**WHAT IS NEEDED:**
Print exactly the lines from the first one down to the line that contains "import matplotlib.pyplot as plt", both included, and skip the pictures.

┌─ SUPPLIED DATA

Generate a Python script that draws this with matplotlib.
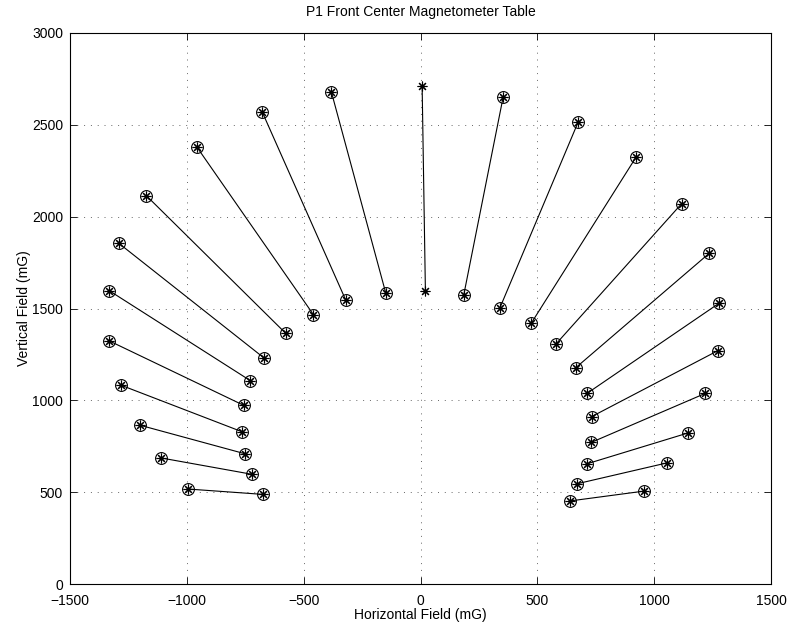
import numpy as np
import matplotlib
matplotlib.use("Agg")
import matplotlib.pyplot as plt

# outer end of each segment (mG)
outer_x = [-994, -1109, -1199, -1281, -1331, -1332, -1292, -1173, -958, -677, -381,
           7,
           354, 674, 922, 1117, 1235, 1277, 1272, 1219, 1144, 1057, 958]
outer_y = [517, 686, 864, 1082, 1323, 1597, 1856, 2114, 2381, 2569, 2677,
           2711,
           2653, 2513, 2323, 2070, 1800, 1528, 1270, 1038, 822, 660, 506]
# inner end of each segment (mG)
inner_x = [-675, -720, -751, -764, -757, -728, -671, -577, -458, -320, -149,
           21,
           185, 340, 474, 580, 664, 713, 732, 731, 714, 671, 639]
inner_y = [488, 597, 709, 829, 973, 1107, 1232, 1365, 1466, 1546, 1586,
           1595,
           1573, 1504, 1420, 1307, 1177, 1038, 911, 771, 655, 546, 452]
center_idx = 11

plt.rcParams["font.family"] = ["Liberation Sans", "DejaVu Sans"]
plt.rcParams["font.size"] = 10

fig = plt.figure(figsize=(7.9, 6.28), dpi=100)
ax = fig.add_axes([70 / 790, 44 / 628, 701 / 790, 551 / 628])

star = (8, 2, 0)
for i in range(len(outer_x)):
    xs = [outer_x[i], inner_x[i]]
    ys = [outer_y[i], inner_y[i]]
    ax.plot(xs, ys, color="black", linewidth=0.8, marker=star,
            markersize=7, markeredgewidth=0.8, zorder=3)
    if i != center_idx:
        ax.plot(xs, ys, linestyle="none", marker="o", markersize=8.5,
                markerfacecolor="none", markeredgecolor="black",
                markeredgewidth=0.8, zorder=3)

ax.set_xlim(-1500, 1500)
ax.set_ylim(0, 3000)
ax.set_xticks(np.arange(-1500, 1501, 500))
ax.set_yticks(np.arange(0, 3001, 500))
ax.tick_params(direction="in", length=5, width=0.6, top=True, right=True,
               labelsize=10)
ax.tick_params(axis="x", pad=7)
ax.tick_params(axis="y", pad=5)
for spine in ax.spines.values():
    spine.set_linewidth(0.8)
ax.grid(True, linestyle=(0, (1, 6)), linewidth=0.7, color="#666666")

ax.set_title("P1 Front Center Magnetometer Table", fontsize=10, pad=12)
ax.set_xlabel("Horizontal Field (mG)", fontsize=10, labelpad=0)
ax.set_ylabel("Vertical Field (mG)", fontsize=10, labelpad=0.5)

fig.savefig("out.png", dpi=100)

└─

**RESULT OF THE TASK:**
Generate a Python script that draws this with matplotlib.
import numpy as np
import matplotlib
matplotlib.use("Agg")
import matplotlib.pyplot as plt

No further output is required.